Return the count of lines that mention "draws", with no other words.

========

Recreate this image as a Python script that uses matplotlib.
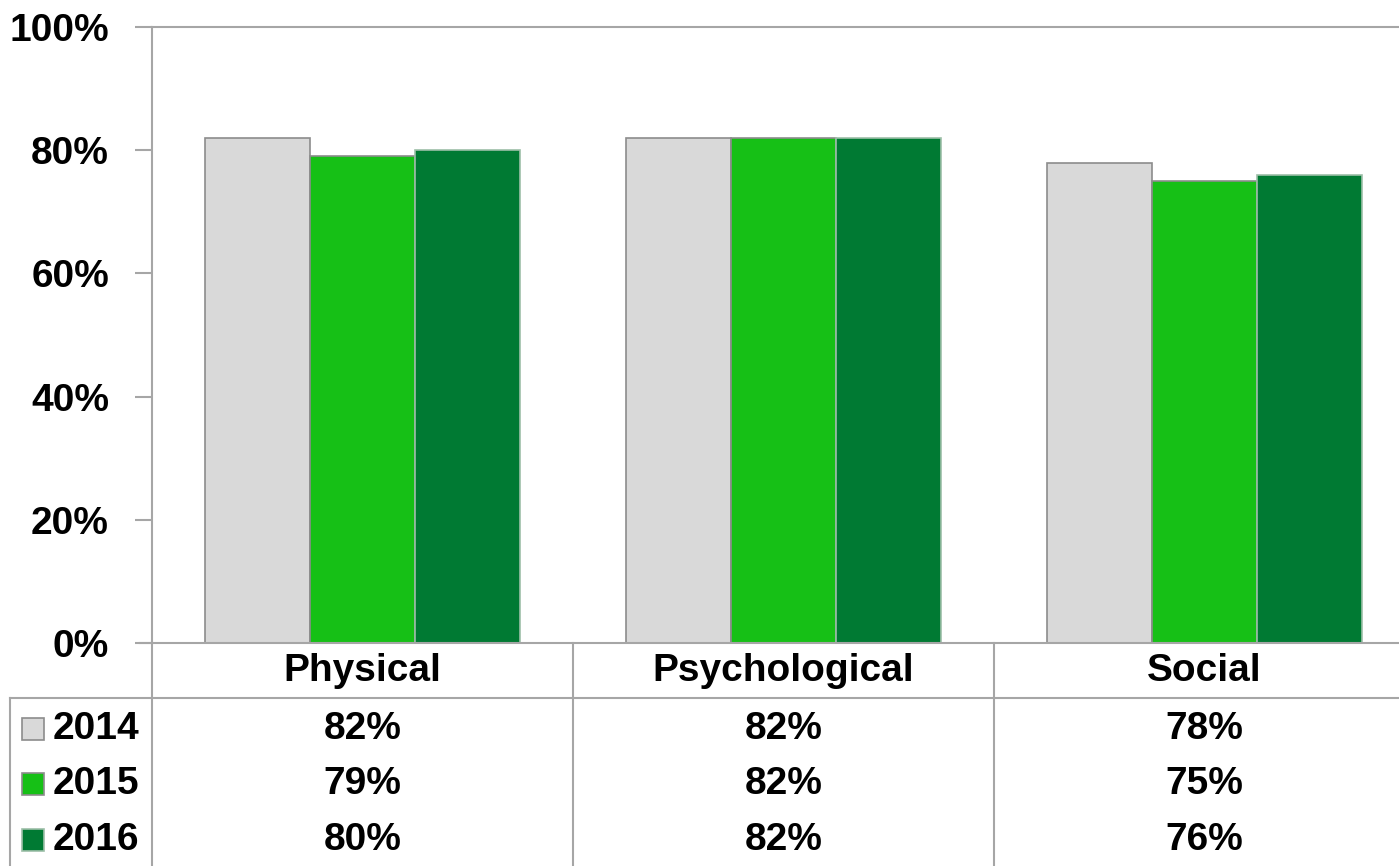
import numpy as np
import matplotlib.pyplot as plt
from matplotlib.ticker import PercentFormatter
import matplotlib.transforms as mtransforms
from matplotlib.lines import Line2D
from matplotlib.patches import Rectangle

categories = ['Physical', 'Psychological', 'Social']
years = ['2014', '2015', '2016']
v2014 = [0.82, 0.82, 0.78]
v2015 = [0.79, 0.82, 0.75]
v2016 = [0.80, 0.82, 0.76]
series = [v2014, v2015, v2016]
colors = ['#D9D9D9', '#16C016', '#007A33']
edges = ['#8C8C8C', '#8C8C8C', '#9DBFA8']

plt.rcParams['font.family'] = ['Liberation Sans', 'DejaVu Sans']
plt.rcParams['font.weight'] = 'bold'
FS = 28
GRID = '#A6A6A6'

W, H = 1399, 866
fig = plt.figure(figsize=(W / 100, H / 100), dpi=100)
# plot area runs slightly past the right edge of the image, as in the original
ax = fig.add_axes([152 / W, (H - 643) / H, 1263 / W, (643 - 27) / H])

x = np.arange(len(categories))
width = 0.25
for i, vals in enumerate(series):
    ax.bar(x + (i - 1) * width, vals, width, color=colors[i],
           edgecolor=edges[i], linewidth=1.2, zorder=3)

ax.set_xlim(-0.5, len(categories) - 0.5)
ax.set_ylim(0, 1)
ax.set_yticks(np.arange(0, 1.01, 0.2))
ax.yaxis.set_major_formatter(PercentFormatter(1.0, decimals=0))
ax.set_xticks([])
ax.tick_params(axis='y', length=12, width=1.5, color=GRID, labelsize=FS, pad=19)
for lab in ax.get_yticklabels():
    lab.set_fontweight('bold')
for s in ['right', 'bottom']:
    ax.spines[s].set_visible(False)
ax.spines['left'].set_color(GRID)
ax.spines['left'].set_linewidth(1.5)
ax.spines['top'].set_color(GRID)
ax.spines['top'].set_linewidth(1.5)

# data table below the plot, drawn in figure space
def fy(py):
    return (H - py) / H

def hline(x0, x1, py):
    fig.add_artist(Line2D([x0 / W, x1 / W], [fy(py), fy(py)], color=GRID, lw=1.5))

def vline(px, y0, y1):
    fig.add_artist(Line2D([px / W, px / W], [fy(y0), fy(y1)], color=GRID, lw=1.5))

hline(140, W, 643)
hline(10, W, 698)
vline(152, 643, H)
vline(10, 698, H)
bounds = ax.transData.transform([(k + 0.5, 0) for k in range(len(categories) - 1)])
for bx, _ in bounds:
    vline(bx, 643, H)

blend = mtransforms.blended_transform_factory(ax.transData, fig.transFigure)
for k, cat in enumerate(categories):
    fig.text(x[k], fy(671), cat, transform=blend, ha='center', va='center',
             fontsize=FS, fontweight='bold')

row_y = [729, 784, 840]
for i, vals in enumerate(series):
    for k, v in enumerate(vals):
        fig.text(x[k], fy(row_y[i]), f'{v:.0%}', transform=blend, ha='center',
                 va='center', fontsize=FS, fontweight='bold')
    fig.add_artist(Rectangle((22 / W, fy(row_y[i] + 11)), 22 / W, 22 / H,
                             facecolor=colors[i], edgecolor=edges[i], lw=1.2))
    fig.text(53 / W, fy(row_y[i]), years[i], ha='left', va='center',
             fontsize=FS, fontweight='bold')

fig.savefig('out.png', dpi=100)
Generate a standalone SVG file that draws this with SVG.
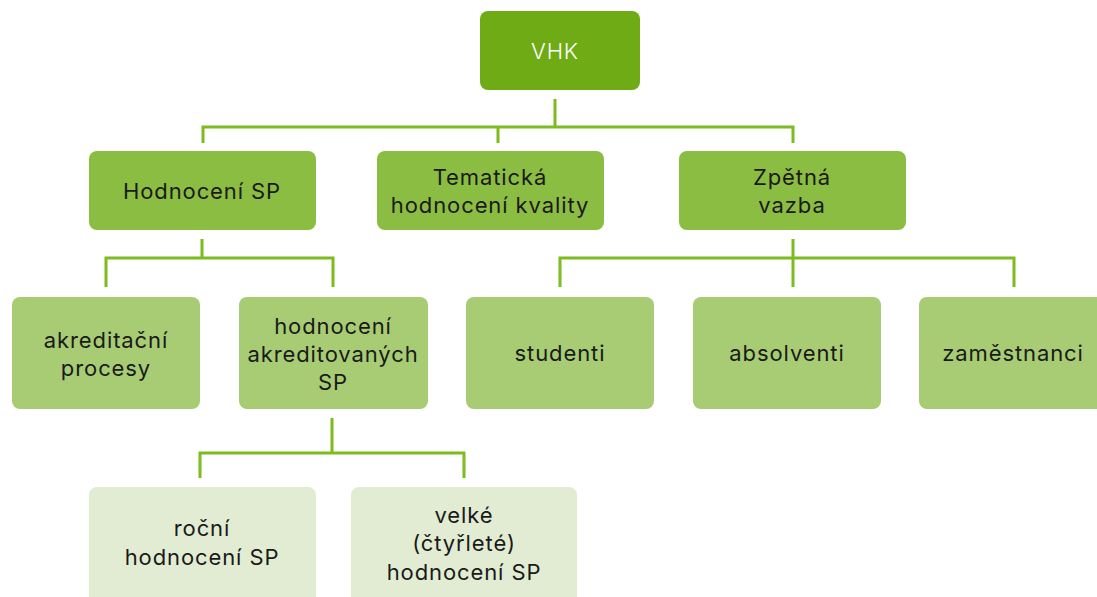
<svg xmlns="http://www.w3.org/2000/svg" width="1097" height="597" viewBox="0 0 1097 597">
<style>
text{font-family:Inter,"Liberation Sans",sans-serif;font-size:22px;letter-spacing:0.9px;fill:#1a1a1a;text-anchor:middle}
.l0{fill:#6EAB14}
.l1{fill:#8BBD42}
.l2{fill:#A8CC73}
.l3{fill:#E2ECD2}
.w{fill:#ffffff;font-weight:300}
.c{fill:none;stroke:#7DBB1E;stroke-width:3}
</style>
<rect width="1097" height="597" fill="#ffffff"/>
<g id="connectors">
<path class="c" d="M555 99V127M203 143V127H793V143M498 127V143"/>
<path class="c" d="M202 239V258M106 287V258H333V287"/>
<path class="c" d="M793 239V287M560 287V258H1014V287"/>
<path class="c" d="M332 418V453M200 478V453H464V478"/>
</g>
<g id="n-vhk"><rect class="l0" x="480" y="11" width="160" height="79" rx="8"/><text class="w" x="555" y="59">VHK</text></g>
<g id="n-hodnoceni"><rect class="l1" x="89" y="151" width="227" height="79" rx="8"/><text x="202" y="199">Hodnocení SP</text></g>
<g id="n-tematicka"><rect class="l1" x="377" y="151" width="227" height="79" rx="8"/><text x="490" y="185">Tematická</text><text x="490" y="213">hodnocení kvality</text></g>
<g id="n-zpetna"><rect class="l1" x="679" y="151" width="227" height="79" rx="8"/><text x="792" y="185">Zpětná</text><text x="792" y="213">vazba</text></g>
<g id="n-akreditacni"><rect class="l2" x="12" y="297" width="188" height="112" rx="8"/><text x="106" y="348">akreditační</text><text x="106" y="376">procesy</text></g>
<g id="n-hodnoceni-akr"><rect class="l2" x="239" y="297" width="189" height="112" rx="8"/><text x="333" y="334">hodnocení</text><text x="333" y="362">akreditovaných</text><text x="333" y="390">SP</text></g>
<g id="n-studenti"><rect class="l2" x="466" y="297" width="188" height="112" rx="8"/><text x="560" y="361">studenti</text></g>
<g id="n-absolventi"><rect class="l2" x="693" y="297" width="188" height="112" rx="8"/><text x="787" y="361">absolventi</text></g>
<g id="n-zamestnanci"><rect class="l2" x="919" y="297" width="188" height="112" rx="8"/><text x="1013" y="361">zaměstnanci</text></g>
<g id="n-rocni"><rect class="l3" x="89" y="487" width="227" height="120" rx="8"/><text x="202" y="536">roční</text><text x="202" y="565">hodnocení SP</text></g>
<g id="n-velke"><rect class="l3" x="351" y="487" width="226" height="120" rx="8"/><text x="464" y="523">velké</text><text x="464" y="551">(čtyřleté)</text><text x="464" y="580">hodnocení SP</text></g>
</svg>
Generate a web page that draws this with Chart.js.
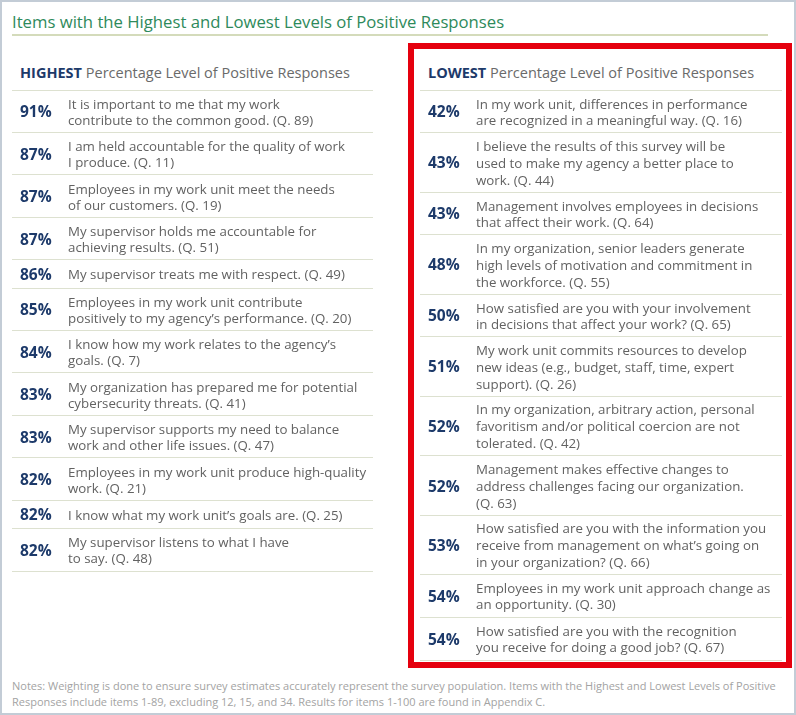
<!DOCTYPE html>
<html>
<head>
<meta charset="utf-8">
<script src="https://cdn.jsdelivr.net/npm/chart.js@4.4.1/dist/chart.umd.min.js"></script>
<style>
  html, body { margin: 0; padding: 0; background: #fff; }
  #page { position: relative; width: 796px; height: 715px; box-sizing: border-box;
          border: 2px solid #c3ccd6; font-family: "Open Sans", sans-serif; overflow: hidden; }
  #title { position: absolute; left: 10px; top: 8px; font-size: 16.7px; color: #2e8a5b; white-space: nowrap; }
  #rule { position: absolute; left: 10px; top: 32px; width: 756px; height: 2px; background: #d4dbbb; }
  .head { position: absolute; top: 61px; font-size: 14.5px; color: #6a6a6a; white-space: nowrap; }
  .head b { color: #1d3a6a; font-weight: 700; }
  #redbox { position: absolute; left: 406px; top: 41px; width: 384px; height: 625px;
            box-sizing: border-box; border: 6px solid #e5000e; }
  canvas { position: absolute; }
  #notes { position: absolute; left: 10px; top: 676px; font-size: 11px; line-height: 16px; color: #a3a3a3; white-space: nowrap; }
</style>
</head>
<body>
<div id="page">
  <div id="title">Items with the Highest and Lowest Levels of Positive Responses</div>
  <div id="rule"></div>
  <div id="redbox"></div>
  <div class="head" style="left:18px"><b>HIGHEST</b> Percentage Level of Positive Responses</div>
  <div class="head" style="left:426px"><b>LOWEST</b> Percentage Level of Positive Responses</div>
  <canvas id="high"></canvas>
  <canvas id="low"></canvas>
  <div id="notes">Notes: Weighting is done to ensure survey estimates accurately represent the survey population. Items with the Highest and Lowest Levels of Positive<br>Responses include items 1-89, excluding 12, 15, and 34. Results for items 1-100 are found in Appendix C.</div>
</div>
<script>
// highest items
const highPct = [91, 87, 87, 87, 86, 85, 84, 83, 83, 82, 82, 82];
const highItems = [
  ['It is important to me that my work', 'contribute to the common good. (Q. 89)'],
  ['I am held accountable for the quality of work', 'I produce. (Q. 11)'],
  ['Employees in my work unit meet the needs', 'of our customers. (Q. 19)'],
  ['My supervisor holds me accountable for', 'achieving results. (Q. 51)'],
  ['My supervisor treats me with respect. (Q. 49)'],
  ['Employees in my work unit contribute', 'positively to my agency\u2019s performance. (Q. 20)'],
  ['I know how my work relates to the agency\u2019s', 'goals. (Q. 7)'],
  ['My organization has prepared me for potential', 'cybersecurity threats. (Q. 41)'],
  ['My supervisor supports my need to balance', 'work and other life issues. (Q. 47)'],
  ['Employees in my work unit produce high-quality', 'work. (Q. 21)'],
  ['I know what my work unit\u2019s goals are. (Q. 25)'],
  ['My supervisor listens to what I have', 'to say. (Q. 48)']
];

// lowest items
const lowPct = [42, 43, 43, 48, 50, 51, 52, 52, 53, 54, 54];
const lowItems = [
  ['In my work unit, differences in performance', 'are recognized in a meaningful way. (Q. 16)'],
  ['I believe the results of this survey will be', 'used to make my agency a better place to', 'work. (Q. 44)'],
  ['Management involves employees in decisions', 'that affect their work. (Q. 64)'],
  ['In my organization, senior leaders generate', 'high levels of motivation and commitment in', 'the workforce. (Q. 55)'],
  ['How satisfied are you with your involvement', 'in decisions that affect your work? (Q. 65)'],
  ['My work unit commits resources to develop', 'new ideas (e.g., budget, staff, time, expert', 'support). (Q. 26)'],
  ['In my organization, arbitrary action, personal', 'favoritism and/or political coercion are not', 'tolerated. (Q. 42)'],
  ['Management makes effective changes to', 'address challenges facing our organization.', '(Q. 63)'],
  ['How satisfied are you with the information you', 'receive from management on what\u2019s going on', 'in your organization? (Q. 66)'],
  ['Employees in my work unit approach change as', 'an opportunity. (Q. 30)'],
  ['How satisfied are you with the recognition', 'you receive for doing a good job? (Q. 67)']
];

const LINE_PX = 17;
const BORDER = 2; // page frame, absolute children start inside it

// row height in "line" units, taken from how many lines the item wraps to
function rowSize(lines) {
  return lines === 1 ? 1.65 : lines + 0.5;
}

function layoutRows(items) {
  const bounds = [0];
  const centers = [];
  items.forEach((lines) => {
    const start = bounds[bounds.length - 1];
    const end = start + rowSize(lines.length);
    centers.push((start + end) / 2);
    bounds.push(end);
  });
  return { bounds, centers };
}

const cellText = {
  id: 'cellText',
  afterDatasetsDraw(chart) {
    const { ctx, chartArea } = chart;
    const meta = chart.getDatasetMeta(0);
    const pct = chart.options.plugins.cellText.pct;
    const items = chart.options.plugins.cellText.items;
    ctx.save();
    ctx.textBaseline = 'middle';
    ctx.textAlign = 'left';
    meta.data.forEach((pt, i) => {
      const y = pt.y + 1.5;
      ctx.font = 'bold 15.5px "Open Sans"';
      ctx.fillStyle = '#1d3a6a';
      ctx.fillText(pct[i] + '%', chartArea.left + 8, y);
      ctx.font = '13.3px "Open Sans"';
      ctx.fillStyle = '#626262';
      const lines = items[i];
      const lh = lines.length === 3 ? 17 : 16;
      lines.forEach((line, k) => {
        ctx.fillText(line, chartArea.left + 56, y + (k - (lines.length - 1) / 2) * lh);
      });
    });
    ctx.restore();
  }
};

function makeTable(id, left, top, width, pct, items) {
  const { bounds, centers } = layoutRows(items);
  const total = bounds[bounds.length - 1];
  const pad = 1;
  const canvas = document.getElementById(id);
  canvas.width = width;
  canvas.height = Math.round(total * LINE_PX) + pad * 2 + 1;
  canvas.style.left = (left - BORDER) + 'px';
  canvas.style.top = (top - pad - BORDER) + 'px';
  canvas.style.width = width + 'px';
  canvas.style.height = canvas.height + 'px';

  return new Chart(canvas.getContext('2d'), {
    type: 'scatter',
    data: {
      datasets: [{
        data: centers.map((c) => ({ x: 0, y: c })),
        pointRadius: 0,
        pointHoverRadius: 0
      }]
    },
    options: {
      responsive: false,
      animation: false,
      events: [],
      layout: { padding: { top: pad, bottom: pad + 1, left: 0, right: 0 } },
      scales: {
        x: { display: false, min: 0, max: 1 },
        y: {
          reverse: true,
          min: 0,
          max: total,
          afterBuildTicks: (scale) => {
            scale.ticks = bounds.map((v) => ({ value: v }));
          },
          ticks: { display: false },
          border: { display: false },
          grid: { color: '#dde1d0', lineWidth: 1, drawTicks: false }
        }
      },
      plugins: {
        legend: { display: false },
        tooltip: { enabled: false },
        cellText: { pct, items }
      }
    },
    plugins: [cellText]
  });
}

document.fonts.load('13px "Open Sans"').then(() => document.fonts.load('bold 15px "Open Sans"')).finally(() => {
  makeTable('high', 12, 90, 361, highPct, highItems);
  makeTable('low', 420, 90, 362, lowPct, lowItems);
});
</script>
</body>
</html>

========

■ Final answer ■
2